В этой связи Альбинус выбрал скелет мужского пола, среднего роста, с правильными пропорциями, наиболее совершенного вида, без каких-либо дефектов и изъянов. (Для Альбинуса было очевидно, что совершенный скелет – это по необходимости скелет мужчины. В 1797 году немецкий анатом Самуэль Зёмеринг создал «идеальный» – и идеологически нагруженный – женский скелет [133] .) Но скелет все еще недостаточно совершенен, и Альбинус, не колеблясь, исправляет природу при помощи искусства: «Однако он еще не был всецело совершенным, в нем наблюдалась большая, чем того хотелось, незавершенность. Поэтому подобно тому, как художники, рисующие красивое лицо, в случае обнаружения малейшего дефекта исправляют его на картине, дабы сделать подобие еще более прекрасным, также и те вещи на рисунке, которые оказались менее совершенны, были улучшены, и сделано это было таким образом, чтобы продемонстрировать более совершенные формы. В то же время была проявлена осторожность, чтобы сделать их правильными [adhibita cura, ne quid a vero discederetur]» [134] .
133
Londa Schiebinger, «Skeletons in the Closet: The First illustrations of the Female Skeleton in Eighteenth-Century Anatomy», Representations 14 (1986), p. 42–82. О предпочтении взрослых мужских особей в зоологии XVIII в. см.: Kirsten Winther Jorgensen, «Between Spirit and Matter: An Ethnographic History of British Zoology and Zoologists, ca 1660–1880», Ph.D. diss., European University Institute, 2003, p. 200.
134
Bernhard Siegfried Albinus, «Historia hujus operis», Tabulae skeleti et musculorum corpus humani (Leiden: J.&H. Verbeek, 1747), n. p.; перевод: Tables of Skeleton and Muscles of the Human Body (London: John and Paul Knapton, 1749), sig. b. x.
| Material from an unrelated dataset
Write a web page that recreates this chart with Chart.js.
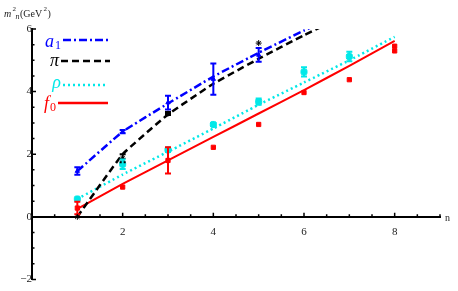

«Совершенный» и «правильный» [vero] (т. е. истинный, достоверный, точный) – путеводная звезда и компас Альбинуса, и он не усматривал между ними никакого противоречия. Альбинус мог придерживаться обеих целей одновременно вследствие метафизики и отношения к суждению и интерпретации, которые, как мы увидим в главе 3, резко отличались от тех, что были характерны для XIX века. По сути, Альбинус полагал, что универсалии (например, его совершенный скелет) обладают той же (или даже большей) онтологической основательностью, что и партикулярии. Универсалия может быть представлена на отдельном рисунке, даже если не воплощена ни в одном конкретном скелете. Как и «чистый феномен» Гёте, универсальное может быть постигнуто только путем обстоятельного знакомства с партикулярным во всех его деталях, но ни один образ конкретной вещи, каким бы точным он ни был, не может схватить идеальное. Только наблюдатель с опытом и проницательностью мудреца может видеть идею.